Le fleuve Yukon dans le Grand Nord canadien regorge de saumons même en hiver
L’épopée migratoire du saumon quinnat (Oncorhynchus tshawytscha) qui revient frayer dans les rivières yukonnaises l’été retient souvent l’attention, pourtant, les eaux des cours d’eau du territoire regorgent de ce poisson à l’année longue, y compris l’hiver.
C’est d’ailleurs en hiver qu’il y a le plus grand nombre de ces saumons au Yukon, selon le biologiste de Whitehorse Oliver Barker. Ils sont toutefois cachés sous la glace et bien plus petits que les gros géants rouges qui attirent les curieux.
« Je crois bien que leur habitat privilégié l’hiver est l’eau à l’état liquide », note le scientifique de Pêches et Océans Canada. « L’idée pour eux est de rester sur place et de survivre jusqu’au printemps. »
Un séjour de plus d’une année en eaux fraîches
Les saumons quinnat du fleuve Yukon passent environ un an et demi en eau fraîche avant d’entreprendre leur périple vers l’océan. C’est beaucoup plus longtemps que leurs homologues du sud. Alors que certains saumoneaux du sud partent pour la grande mer dès leur premier été, ceux du fleuve Yukon y passent deux hivers.

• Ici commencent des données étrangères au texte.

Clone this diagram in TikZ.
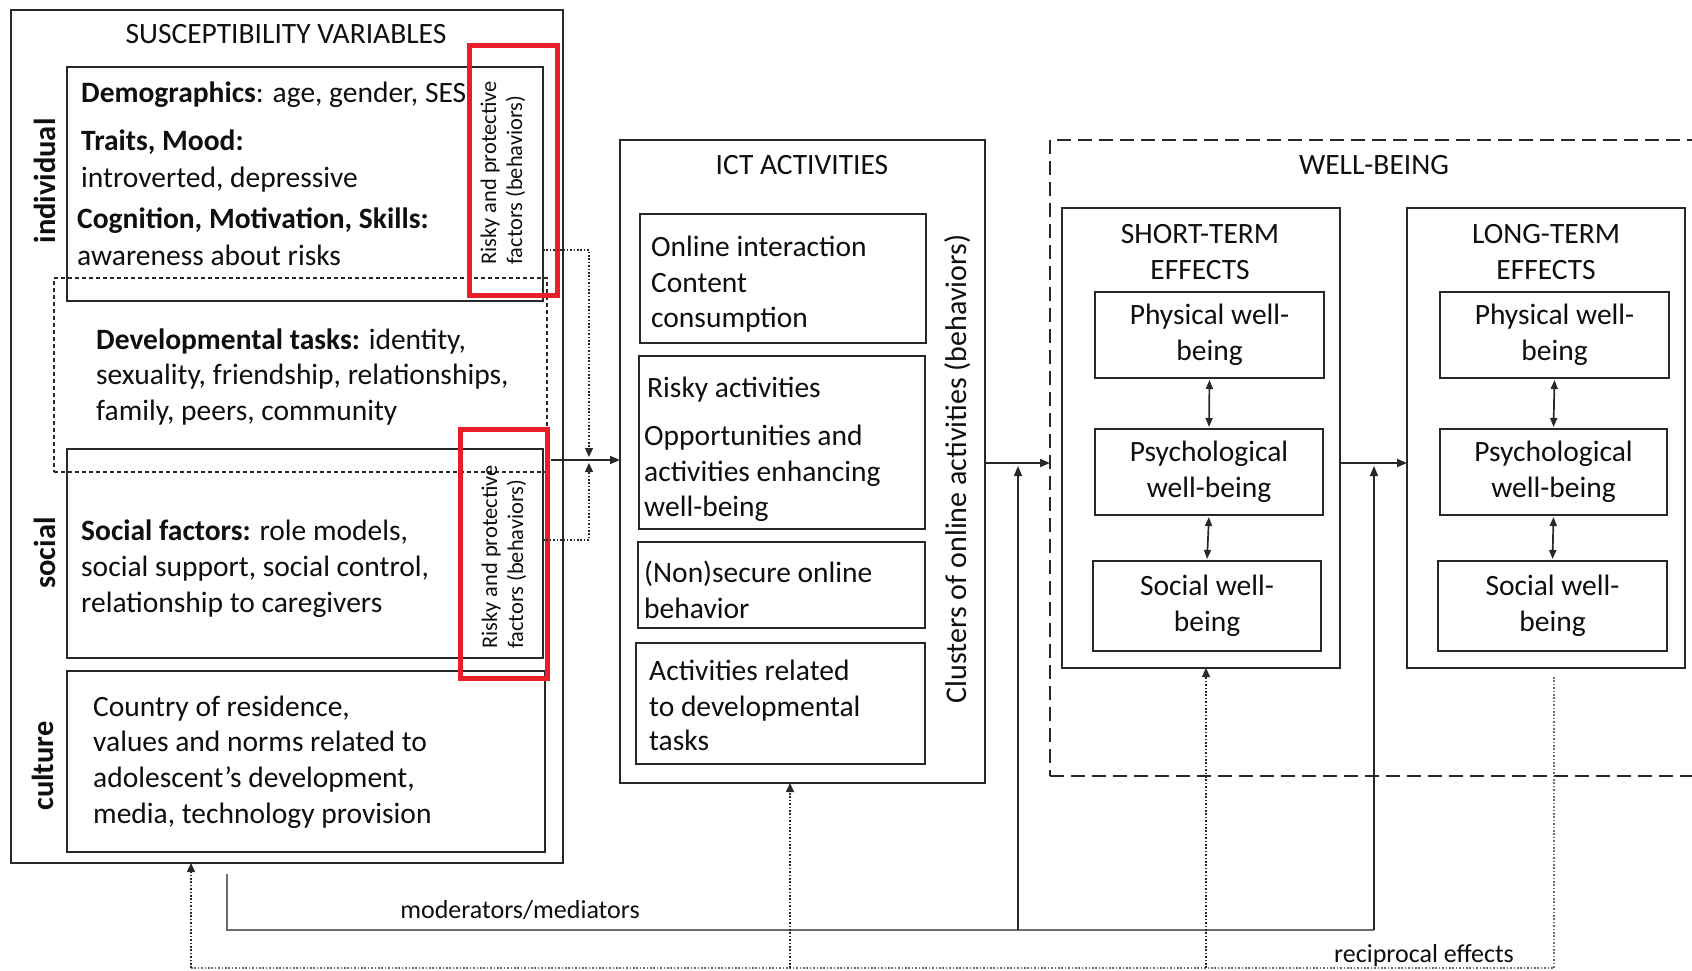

Les alevins qui émergent des oeufs au début de l’hiver se cachent sous le gravier en attendant l’été. Le nombre d’alevins qui naissent chaque année est incertain, mais un saumon femelle peut pondre de 5000 à 10 000 oeufs.
Quand l’été arrive enfin, ces alevins sortent de leur cachette. Ils mangent, évitent les prédateurs et grossissent. Ils voyagent parfois dans les cours d’eau du Yukon sur des centaines de kilomètres pour trouver des endroits propices à leur croissance.
Quand le dégel arrive après leur deuxième hiver, les survivants ont à peine une dizaine de centimètres, mais ils sont prêts pour leur périple de plus de 3000 kilomètres pour rejoindre la mer de Béring. Comme les adultes qui reviennent, c’est un peu la frénésie lors du voyage, mais les petits ont l’avantage de nager avec le courant et de manger en route.
La migration bat son plein à la mi-juin et les saumoneaux arrivent en mer de Béring vers la mi-juillet. Ils y passeront plusieurs années avant de revenir frayer.
Les opportunistes de l’évolution
Certains des saumons quinnat mâles passent toutefois toute leur vie en eau fraîche. Ce sont des opportunistes, explique Oliver Barker. Ils restent de la taille d’une main et ne peuvent donc pas attirer les femelles. Ils attendent donc qu’une d’entre elles soit charmée par un plus grand mâle et se faufilent sous elle quand elle pond ses oeufs pour les féconder en catimini.
Cette drôle de situation est une sorte de pari évolutionnaire. Les poissons qui ne font pas le grand voyage restent petits et ont moins de laitance, mais ils ont plus de chance de ne pas mourir avant de se reproduire, explique le biologiste.
Le début du cycle de vie des saumons quinnat du fleuve Fraser est toutefois difficile à étudier, selon Oliver Barker. « L’accès au cours d’eau est limité l’hiver, et il est également difficile de manipuler ces petits poissons à cette époque de l’année », dit-il. « Vous sortez un petit poisson de l’eau froide alors que l’air est glacial, c’est donc compliqué à faire sans que ceux-ci gèlent », ajoute-t-il.